The thriller device does not successfully explain some knowledge of Claudius’ storyline that is presented – how Horatio came by Claudius’ attempt at prayer, for instance: a beautifully ironic scene in Shakespeare’s play, but losing some of its power here when Hamlet makes no appearance during it. Cuts and changing about of scenes form the ‘adaptation’ and there are changes to actual story events too. It is as if the play often wants to present Hamlet mad and possibly creating all that happens, but then trips up over the actual guilt of Claudius which Shakespeare makes so clear.

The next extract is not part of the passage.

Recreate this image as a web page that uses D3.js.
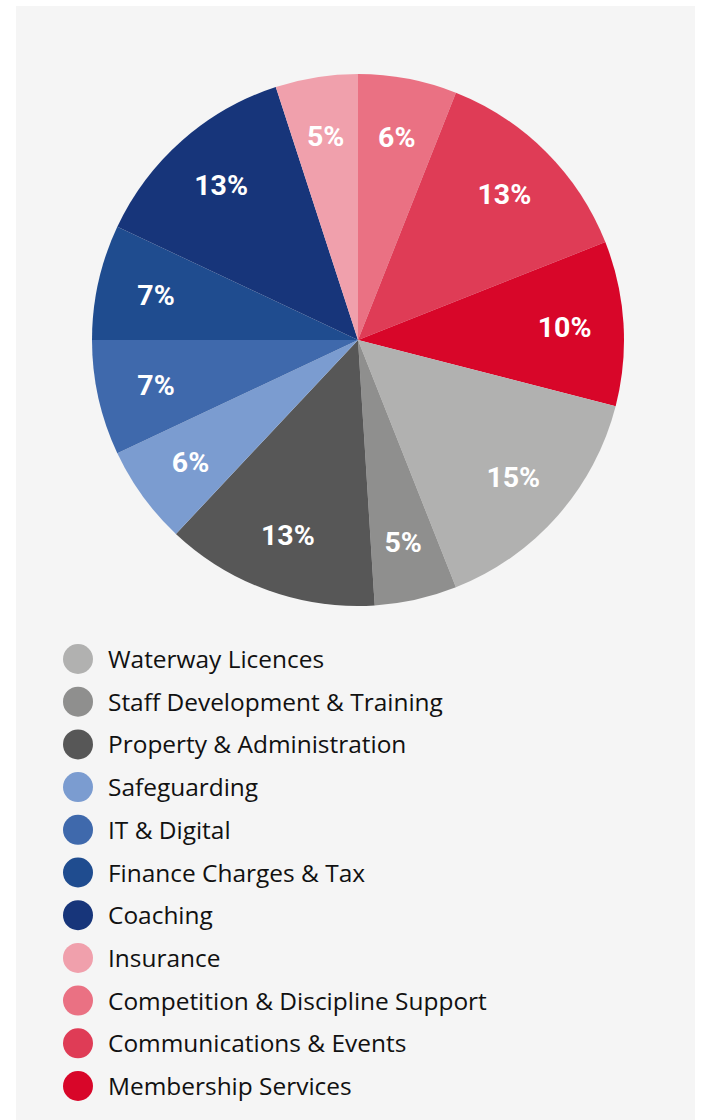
<!DOCTYPE html>
<html>
<head>
<meta charset="utf-8">
<script src="https://cdn.jsdelivr.net/npm/d3@7/dist/d3.min.js"></script>
<style>
  html, body { margin: 0; padding: 0; background: #ffffff; }
  svg { display: block; }
</style>
</head>
<body>
<script>
// Expenditure breakdown, listed clockwise from 12 o'clock
const categories = [
  "Competition & Discipline Support",
  "Communications & Events",
  "Membership Services",
  "Waterway Licences",
  "Staff Development & Training",
  "Property & Administration",
  "Safeguarding",
  "IT & Digital",
  "Finance Charges & Tax",
  "Coaching",
  "Insurance"
];
const shares = [6, 13, 10, 15, 5, 13, 6, 7, 7, 13, 5];
const colours = [
  "#ea7183", "#df3c56", "#d80629", "#b1b1b0", "#8f8f8e", "#575757",
  "#7b9cd0", "#3f69ac", "#1f4c8f", "#17357a", "#f0a0ac"
];
// Legend order (top to bottom)
const legendOrder = [
  "Waterway Licences",
  "Staff Development & Training",
  "Property & Administration",
  "Safeguarding",
  "IT & Digital",
  "Finance Charges & Tax",
  "Coaching",
  "Insurance",
  "Competition & Discipline Support",
  "Communications & Events",
  "Membership Services"
];

const W = 702, H = 1120;
const svg = d3.select("body").append("svg").attr("width", W).attr("height", H);

// light panel behind everything
svg.append("rect")
  .attr("x", 16).attr("y", 6)
  .attr("width", 679).attr("height", H - 6)
  .attr("fill", "#f5f5f5");

const data = categories.map((c, i) => ({ name: c, value: shares[i] }));
const colour = d3.scaleOrdinal().domain(categories).range(colours);

const cx = 358, cy = 340, R = 266;
const pie = d3.pie().value(d => d.value).sort(null);
const arc = d3.arc().innerRadius(0).outerRadius(R);
const labelArc = d3.arc().innerRadius(207).outerRadius(207);

const g = svg.append("g").attr("transform", `translate(${cx},${cy})`);
const arcs = pie(data);

g.selectAll("path.slice")
  .data(arcs)
  .join("path")
  .attr("class", "slice")
  .attr("d", arc)
  .attr("fill", d => colour(d.data.name));

g.selectAll("text.pct")
  .data(arcs)
  .join("text")
  .attr("class", "pct")
  .attr("transform", d => `translate(${labelArc.centroid(d)})`)
  .attr("text-anchor", "middle")
  .attr("dy", "0.36em")
  .attr("fill", "#ffffff")
  .attr("font-family", "Roboto, sans-serif")
  .attr("font-weight", 700)
  .attr("font-size", 28.5)
  .text(d => d.data.value + "%");

// legend
const rowY = d3.scalePoint().domain(legendOrder).range([659, 1086]);
const legend = svg.append("g");
const rows = legend.selectAll("g.row")
  .data(legendOrder)
  .join("g")
  .attr("class", "row")
  .attr("transform", d => `translate(0,${rowY(d)})`);

rows.append("circle")
  .attr("cx", 78).attr("cy", 0).attr("r", 15)
  .attr("fill", d => colour(d));

const labels = rows.append("text")
  .attr("x", 108)
  .attr("y", 9)
  .attr("fill", "#111111")
  .attr("font-family", "'Open Sans', Lato, sans-serif")
  .attr("font-size", 22)
  .text(d => d);

// size the legend type so the longest entry spans the legend column
const widest = d3.max(labels.nodes(), n => n.getComputedTextLength());
labels.attr("font-size", 22 * 379 / widest);
</script>
</body>
</html>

The ‘dark’ element physically presented means that projections are too dark, the Player King suffering particularly – if there is passion and nuance of performance here, it cannot be seen. Also, in a scene where everything and everyone is so sombre in mood and darkly clad, Gertrude’s appeal to Hamlet to cast off his mourning makes no sense. Alongside this, no feel of majesty or court is created and other little details are also frustrating – if Hamlet’s discovered love poem to Ophelia is a recording, and he is always recording thoughts and messages – audio tapes sent as ‘letters’ – why does she only have papers to give back when returning his love tokens?

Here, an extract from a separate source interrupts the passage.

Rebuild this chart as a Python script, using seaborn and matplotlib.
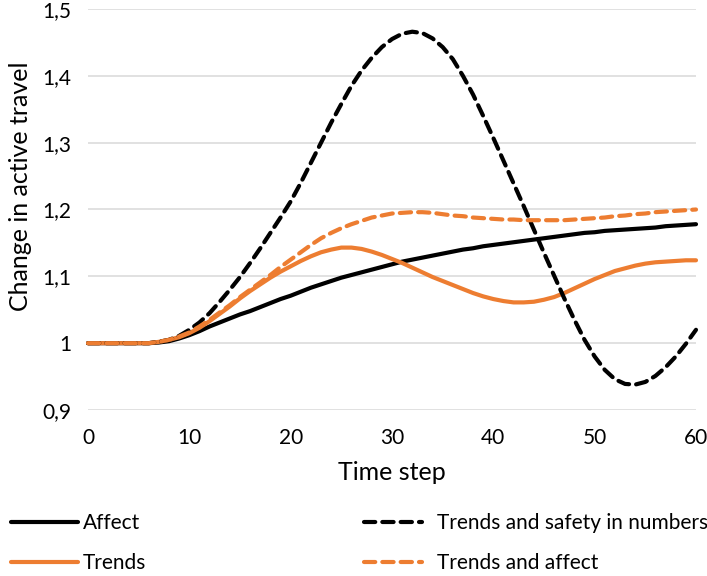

So what is it that does work here? The relationship between Hamlet and Ophelia is created well, and Carolina Main as Ophelia is excellent. She lifts the language while still retaining the very modern, ‘realistic’ style of playing chosen for this production. Craig Karpel’s Claudius goes against this style somewhat, which adds energy and presence to his performance, but he is not able to include her believable quality. The rest tend to lose Shakespeare’s heightened emotions and words, though Hamlet (Adam Moulder) has his moments. The idea, as well, of Horatio following Hamlet’s dying wish, has merit. The multimedia works fairly well – where clear – and it is interesting to see how the story is told in this way.
Overall this production is somewhat lacking in changes of pace and there are choices and cuts which interfere with the sense of the story and its dialogue. Yet Ophelia is definitely worth watching and there are ideas that do work – including the ‘dumb show’ of woe that accompanies Ophelia’s song, and the use of Rosencrantz and Guildenstern to combat any need for a larger cast.
This is an interesting adaptation and likely to stimulate debate among those who know Hamlet already; it should also be fairly clear as a story for those who are not familiar with this Prince of Denmark’s tragedy.